Another cool thing is that it would probably be the hub of something else - relations with the Cree nations. Their territories lie mostly in sparsely populated land and connect themselves upward through most of the Canadian shield. You could, in fact, travel your way through Cree territory up to the Northwest territory. The pocket of civilization I described in the Northwest Territory could, in theory, be connected to the rest of Canada through the Cree-controlled river systems of the CS. A French-Canadian/Cree Alliance would not be surprising, nor would be a Newfoundland/Inuit alliance.
Just like post-apocalyptic Norway saw the rise of a sort of neo-Viking culture, post-apocalyptic northern Quebec could see the return of the voyageurs. Whereas the Newfies will be the masters of the sea, the Canadiens and their Cree allies will be masters of the land, capable of traveling through the complicated and hazardous river system that makes up the true and alternative circulatory system of Canada, connecting pockets of civilization within the Shield, trading for the various staples these communities would be generating for the sake of sustaining human life a bit longer. The voyageur, no longer carrying pelts and pemmican, but spare parts and mail and other necessities, little flickers of light in the deep darkness of the Canadian night.
- The Cree nations would in fact become a serious player, being the most populous first-nation group in Canada and largely located well within the "safe-zone". The Canadian Shield is their turf.
- it's rather generous to give St. Pierre and Miquelon their own part of the alliance. They would probably fall under the dominion of the french Canadians. ;P Canada will remain a nation of two solitudes, even in the post-apocalyptic future!
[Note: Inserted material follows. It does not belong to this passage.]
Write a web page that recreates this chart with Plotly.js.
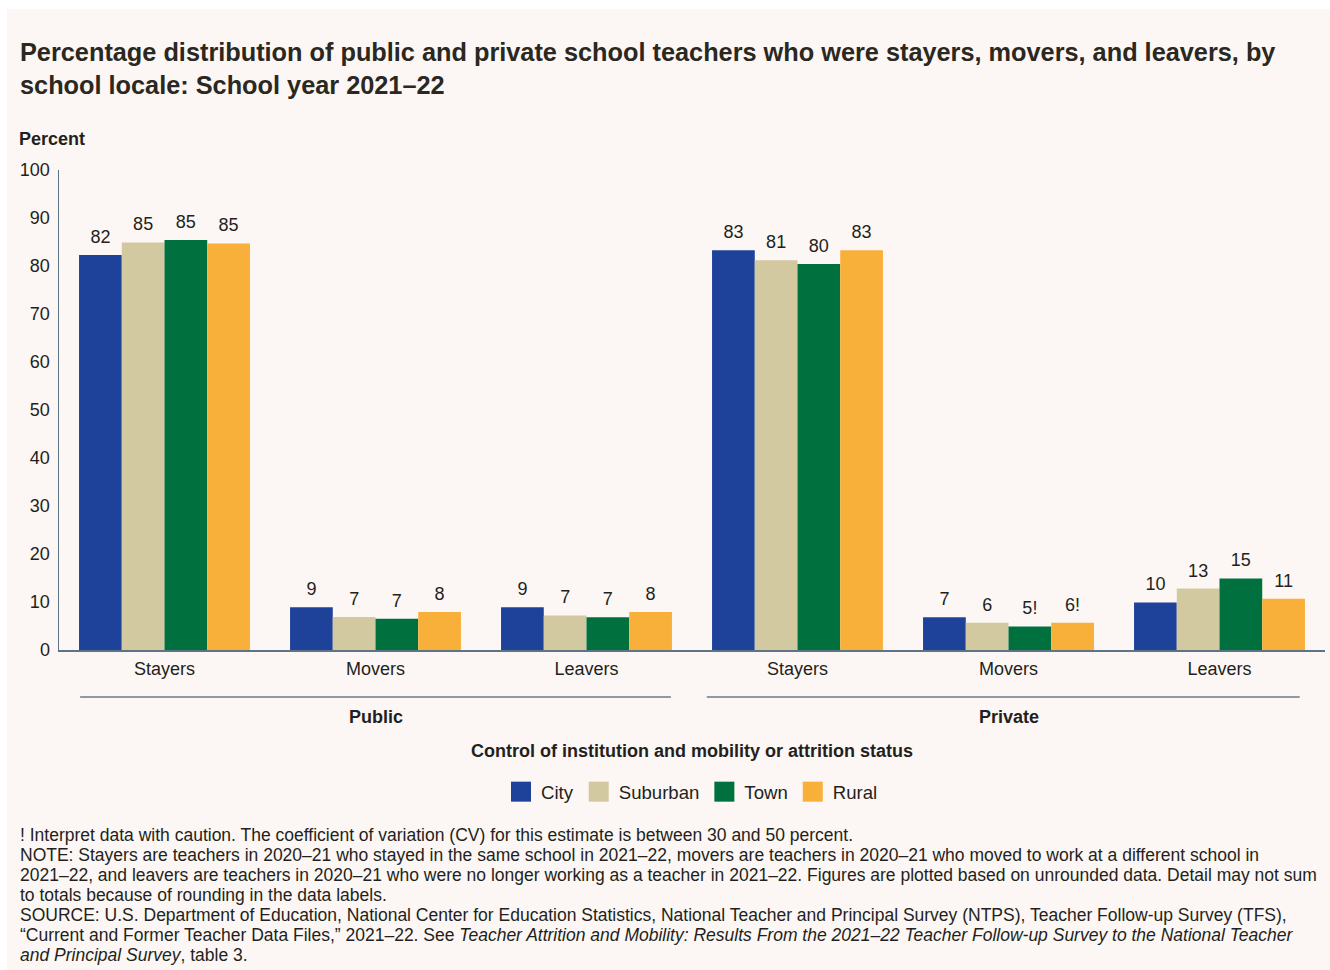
<!DOCTYPE html>
<html>
<head>
<meta charset="utf-8">
<script src="https://cdn.plot.ly/plotly-3.0.1.min.js"></script>
<style>
  html, body { margin: 0; padding: 0; background: #ffffff; }
  #chart { position: absolute; left: 7px; top: 9px; width: 1323px; height: 961px; }
</style>
</head>
<body>
<div id="chart"></div>
<script>
// ---- data ----
const locales = ['City', 'Suburban', 'Town', 'Rural'];
const categories = ['Stayers', 'Movers', 'Leavers', 'Stayers', 'Movers', 'Leavers'];
const categoryPositions = [0, 1, 2, 3, 4, 5];
const groups = ['Public', 'Private'];

const cityValues     = [82.3, 8.9, 8.9, 83.3, 6.8, 9.9];
const suburbanValues = [84.9, 6.9, 7.2, 81.2, 5.7, 12.8];
const townValues     = [85.4, 6.5, 6.8, 80.4, 4.9, 14.9];
const ruralValues    = [84.7, 7.9, 7.9, 83.3, 5.7, 10.7];

const cityLabels     = ['82', '9', '9', '83', '7', '10'];
const suburbanLabels = ['85', '7', '7', '81', '6', '13'];
const townLabels     = ['85', '7', '7', '80', '5!', '15'];
const ruralLabels    = ['85', '8', '8', '83', '6!', '11'];

const yTickValues = [0, 10, 20, 30, 40, 50, 60, 70, 80, 90, 100];

const titleText = 'Percentage distribution of public and private school teachers who were stayers, movers, and leavers, by<br>school locale: School year 2021–22';
const yAxisLabel = 'Percent';
const xAxisLabel = 'Control of institution and mobility or attrition status';
const noteLines = [
  '! Interpret data with caution. The coefficient of variation (CV) for this estimate is between 30 and 50 percent.',
  'NOTE: Stayers are teachers in 2020–21 who stayed in the same school in 2021–22, movers are teachers in 2020–21 who moved to work at a different school in',
  '2021–22, and leavers are teachers in 2020–21 who were no longer working as a teacher in 2021–22. Figures are plotted based on unrounded data. Detail may not sum',
  'to totals because of rounding in the data labels.',
  'SOURCE: U.S. Department of Education, National Center for Education Statistics, National Teacher and Principal Survey (NTPS), Teacher Follow-up Survey (TFS),',
  '“Current and Former Teacher Data Files,” 2021–22. See <i>Teacher Attrition and Mobility: Results From the 2021–22 Teacher Follow-up Survey to the National Teacher</i>',
  '<i>and Principal Survey</i>, table 3.'
];

// ---- style ----
const colors = ['#1e429a', '#d3c9a0', '#00703f', '#f9b03b'];
const FONT = 'Liberation Sans, Arial, Helvetica, sans-serif';
const TEXT = '#231f20';
const BG = '#fcf7f4';
const AXIS = '#5c7486';
const GROUPLINE = '#8e9aa3';
const PLOT_H = 480;

const seriesValues = [cityValues, suburbanValues, townValues, ruralValues];
const seriesLabels = [cityLabels, suburbanLabels, townLabels, ruralLabels];

const traces = locales.map((name, i) => ({
  type: 'bar',
  name: name,
  x: categoryPositions,
  y: seriesValues[i],
  text: seriesLabels[i],
  textposition: 'outside',
  textfont: { family: FONT, size: 18, color: TEXT },
  cliponaxis: false,
  marker: { color: colors[i], line: { width: 0 } },
  hoverinfo: 'name+y'
}));

const groupSpans = [[-0.40, 2.40], [2.57, 5.38]];
const groupCenters = [1, 4];

const shapes = groupSpans.map(s => ({
  type: 'line', xref: 'x', yref: 'paper',
  x0: s[0], x1: s[1], y0: -0.098, y1: -0.098,
  line: { color: GROUPLINE, width: 2 }
}));

const annotations = [];
groups.forEach((g, i) => annotations.push({
  text: '<b>' + g + '</b>', xref: 'x', yref: 'paper',
  x: groupCenters[i], y: -0.14, yanchor: 'middle', showarrow: false,
  font: { family: FONT, size: 18, color: TEXT }
}));
annotations.push({
  text: '<b>' + yAxisLabel + '</b>', xref: 'paper', yref: 'paper',
  x: -0.0308, y: 1.0, xanchor: 'left', yanchor: 'bottom', xshift: -3, yshift: 19, showarrow: false,
  font: { family: FONT, size: 18, color: TEXT }
});
annotations.push({
  text: '<b>' + xAxisLabel + '</b>', xref: 'paper', yref: 'paper',
  x: 0.5, y: -0.21, xanchor: 'center', yanchor: 'middle', showarrow: false,
  font: { family: FONT, size: 18, color: TEXT }
});
noteLines.forEach((line, i) => annotations.push({
  text: line, xref: 'paper', yref: 'paper',
  x: -0.0308, y: (650 - 835 - 20 * i) / PLOT_H, xanchor: 'left', yanchor: 'middle',
  xshift: -2, align: 'left', showarrow: false,
  font: { family: FONT, size: 17.5, color: TEXT }
}));

const layout = {
  width: 1323, height: 961,
  paper_bgcolor: BG, plot_bgcolor: BG,
  margin: { l: 52, r: 5, t: 161, b: 320 },
  font: { family: FONT, color: TEXT },
  title: {
    text: '<b>' + titleText + '</b>',
    xref: 'container', yref: 'container',
    x: 13 / 1323, xanchor: 'left',
    y: 1 - 52 / 961, yanchor: 'top',
    font: { family: FONT, size: 25.3, color: '#2a2820' }
  },
  barmode: 'group',
  bargap: 0.19,
  bargroupgap: 0,
  showlegend: true,
  legend: {
    orientation: 'h', xref: 'paper', yref: 'paper',
    x: 0.5, xanchor: 'center', y: -0.296, yanchor: 'middle',
    font: { family: FONT, size: 18.6, color: TEXT },
    bgcolor: 'rgba(0,0,0,0)', traceorder: 'normal'
  },
  xaxis: {
    range: [-0.5, 5.5], tickmode: 'array', tickvals: categoryPositions, ticktext: categories,
    showline: true, linecolor: AXIS, linewidth: 2, showgrid: false, zeroline: false,
    ticks: '', ticklabelstandoff: 1,
    tickfont: { family: FONT, size: 18, color: TEXT }, fixedrange: true
  },
  yaxis: {
    range: [0, 100], tickmode: 'array', tickvals: yTickValues,
    showline: true, linecolor: AXIS, linewidth: 1.5, showgrid: false, zeroline: false,
    ticks: '', ticklabelstandoff: 4,
    tickfont: { family: FONT, size: 18, color: TEXT }, fixedrange: true
  },
  shapes: shapes,
  annotations: annotations
};

Plotly.newPlot('chart', traces, layout, { displayModeBar: false, staticPlot: true }).then(gd => {
  // enlarge legend swatches to match reference squares
  gd.querySelectorAll('.legend .legendpoints path').forEach(p => {
    p.setAttribute('d', 'M10,10H-10V-10H10Z');
  });
  // lift outside bar labels a little higher above the bars
  gd.querySelectorAll('.bars .point text').forEach(t => {
    const tr = t.getAttribute('transform') || '';
    t.setAttribute('transform', 'translate(0,-5) ' + tr);
  });
});
</script>
</body>
</html>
Other cool things to consider is also some thematic connections these lands have with the SSSS setting. Newfoundland itself was famously discovered by Norse explorers - Vinland and all that. A lot of French-Canadians come from northern France/Bretagne, which was famously colonized by Norse raiders (hence the Normans). A mix of Norse, Celtic (French populations have the famous Gauls to boast about, while the Newfies have a sizeable heritage of Irish ancestors), and aboriginal religion could be fostered. Anticousti would not be so much a settlement as much as a sanctuary with a sizeable, intact herd of deers and other mammals. A mix between a holy sanctuary and Svalbard. Maybe Newfoundland could be renamed Vinland and Quebec will revert to Canada. I mean, there is no point in calling it Quebec if the rest of Canada does not exist anymore. The Newfies will get to keep their Grade A War Dogs, to boot. Invaluable while out in the literal sea of monsters that will be the Gulf.
Total population - between 70 to 150 000 for Neo-Canada, including Crees.
- On the topic of BC, I think Deadlander's analysis is dead-on and very cool.
One day I will write this fan side-adventure. Canada has a bunch of untapped folklore and imagery that could lend itself nicely to a story and setting like SSSS.
So yeah. Food for thoughts, I suppose.